Thinking feels effortless. Writing proves it isn’t. I can’t match the speed of my thoughts, but writing slows them down. But when one remains fast, it creates a wide gap with writing.
I think much more about my experiences, learnings, opinions, perspectives, and stories, but when I don't write them, a gap within me appears. A space between my thoughts and expressions forces me to make mistakes. To avoid those mistakes, I write down all my thoughts and try to bridge the gap.
Whenever I feel something amazing while writing a blog or searching for my flaws in my former blogs, I do write my experience now. Before, I used to avoid them and think about them the other day.
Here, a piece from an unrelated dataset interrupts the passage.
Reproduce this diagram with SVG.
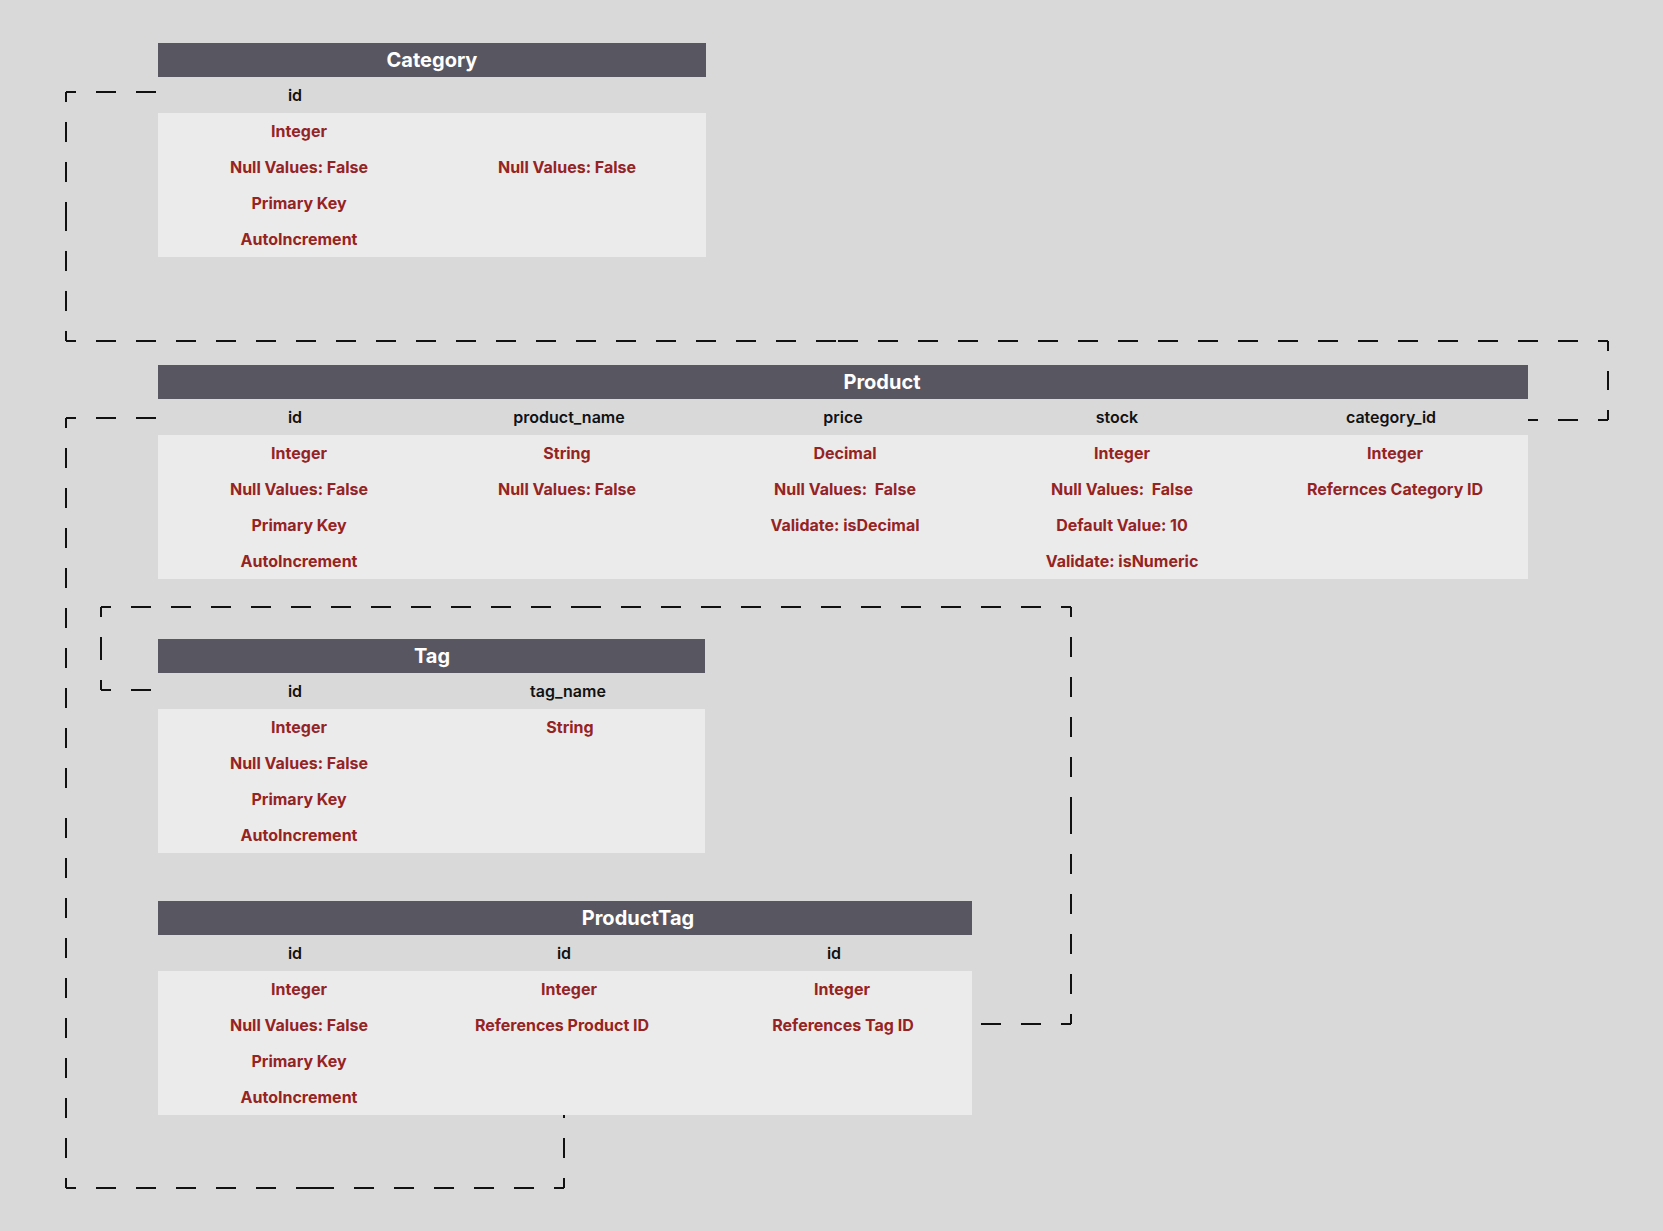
<svg xmlns="http://www.w3.org/2000/svg" width="1663" height="1231" viewBox="0 0 1663 1231">
<style>
.hdr{fill:#585660}
.body{fill:#ebebeb}
.title{font-family:Inter,"Liberation Sans",sans-serif;font-weight:700;font-size:20px;fill:#ffffff;text-anchor:middle}
.col{font-family:Inter,"Liberation Sans",sans-serif;font-weight:600;font-size:16px;fill:#111111;text-anchor:middle}
.val{font-family:Inter,"Liberation Sans",sans-serif;font-weight:700;font-size:16px;fill:#962323;text-anchor:middle;white-space:pre}
.conn{fill:none;stroke:#111111;stroke-width:2;stroke-dasharray:20 20;stroke-dashoffset:10}
</style>
<rect x="0" y="0" width="1663" height="1231" fill="#d9d9d9"/>
<g id="connectors">
<path class="conn" d="M66 92 H158 M66 92 V216 M66 341 V216 M66 341 H837 M1608 341 H837 M1608 341 V380 M1608 420 V380 M1608 420 H1528"/>
<path class="conn" d="M66 418 H158 M66 418 V803 M66 1188 V803 M66 1188 H315 M564 1188 H315 M564 1188 V1115"/>
<path class="conn" d="M101 690 H158 M101 690 V648 M101 607 V648 M101 607 H586 M1071 607 H586 M1071 607 V815 M1071 1024 V815 M1071 1024 H972"/>
</g>
<g id="Category">
<rect class="hdr" x="158" y="43" width="548" height="34"/>
<text class="title" x="432" y="67">Category</text>
<text class="col" x="295" y="101">id</text>
<rect class="body" x="158" y="113" width="548" height="144"/>
<text class="val" x="299" y="137">Integer</text>
<text class="val" x="299" y="173">Null Values: False</text>
<text class="val" x="567" y="173">Null Values: False</text>
<text class="val" x="299" y="209">Primary Key</text>
<text class="val" x="299" y="245">AutoIncrement</text>
</g>
<g id="Product">
<rect class="hdr" x="158" y="365" width="1370" height="34"/>
<text class="title" x="882" y="389">Product</text>
<text class="col" x="295" y="423">id</text>
<text class="col" x="569" y="423">product_name</text>
<text class="col" x="843" y="423">price</text>
<text class="col" x="1117" y="423">stock</text>
<text class="col" x="1391" y="423">category_id</text>
<rect class="body" x="158" y="435" width="1370" height="144"/>
<text class="val" x="299" y="459">Integer</text>
<text class="val" x="299" y="495">Null Values: False</text>
<text class="val" x="299" y="531">Primary Key</text>
<text class="val" x="299" y="567">AutoIncrement</text>
<text class="val" x="567" y="459">String</text>
<text class="val" x="567" y="495">Null Values: False</text>
<text class="val" x="845" y="459">Decimal</text>
<text class="val" x="845" y="495" xml:space="preserve">Null Values:  False</text>
<text class="val" x="845" y="531">Validate: isDecimal</text>
<text class="val" x="1122" y="459">Integer</text>
<text class="val" x="1122" y="495" xml:space="preserve">Null Values:  False</text>
<text class="val" x="1122" y="531">Default Value: 10</text>
<text class="val" x="1122" y="567">Validate: isNumeric</text>
<text class="val" x="1395" y="459">Integer</text>
<text class="val" x="1395" y="495">Refernces Category ID</text>
</g>
<g id="Tag">
<rect class="hdr" x="158" y="639" width="547" height="34"/>
<text class="title" x="432" y="663">Tag</text>
<text class="col" x="295" y="697">id</text>
<text class="col" x="568" y="697">tag_name</text>
<rect class="body" x="158" y="709" width="547" height="144"/>
<text class="val" x="299" y="733">Integer</text>
<text class="val" x="299" y="769">Null Values: False</text>
<text class="val" x="299" y="805">Primary Key</text>
<text class="val" x="299" y="841">AutoIncrement</text>
<text class="val" x="570" y="733">String</text>
</g>
<g id="ProductTag">
<rect class="hdr" x="158" y="901" width="814" height="34"/>
<text class="title" x="638" y="925">ProductTag</text>
<text class="col" x="295" y="959">id</text>
<text class="col" x="564" y="959">id</text>
<text class="col" x="834" y="959">id</text>
<rect class="body" x="158" y="971" width="814" height="144"/>
<text class="val" x="299" y="995">Integer</text>
<text class="val" x="299" y="1031">Null Values: False</text>
<text class="val" x="299" y="1067">Primary Key</text>
<text class="val" x="299" y="1103">AutoIncrement</text>
<text class="val" x="569" y="995">Integer</text>
<text class="val" x="562" y="1031">References Product ID</text>
<text class="val" x="842" y="995">Integer</text>
<text class="val" x="843" y="1031">References Tag ID</text>
</g>
</svg>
The other day's expression didn't pull out the exact emotions felt at that time, which widened the gap.
Everything feels easy before doing, as I mentioned in previous blogs about my experience with it. The skill which I thought was easy before is complicated in reality, i.e., writing. I realised it on the very first day when this journey of expressing without hesitation started.
I was thinking what to write, how to write. I wrote many complex, unstructured thoughts. But when they were expressed, I felt like a thread got unwound. Writing them down exposed confusion which thinking was hiding from me.
The incident gave me my first teaching in writing blogs. I learned about the gap between imaginary thoughts and real understanding. The day imagination takes over reality, thinking and expressing start to contrast more and more. The more I write every thought I think, the narrower the gap becomes.
Writing is where thinking finally becomes clear.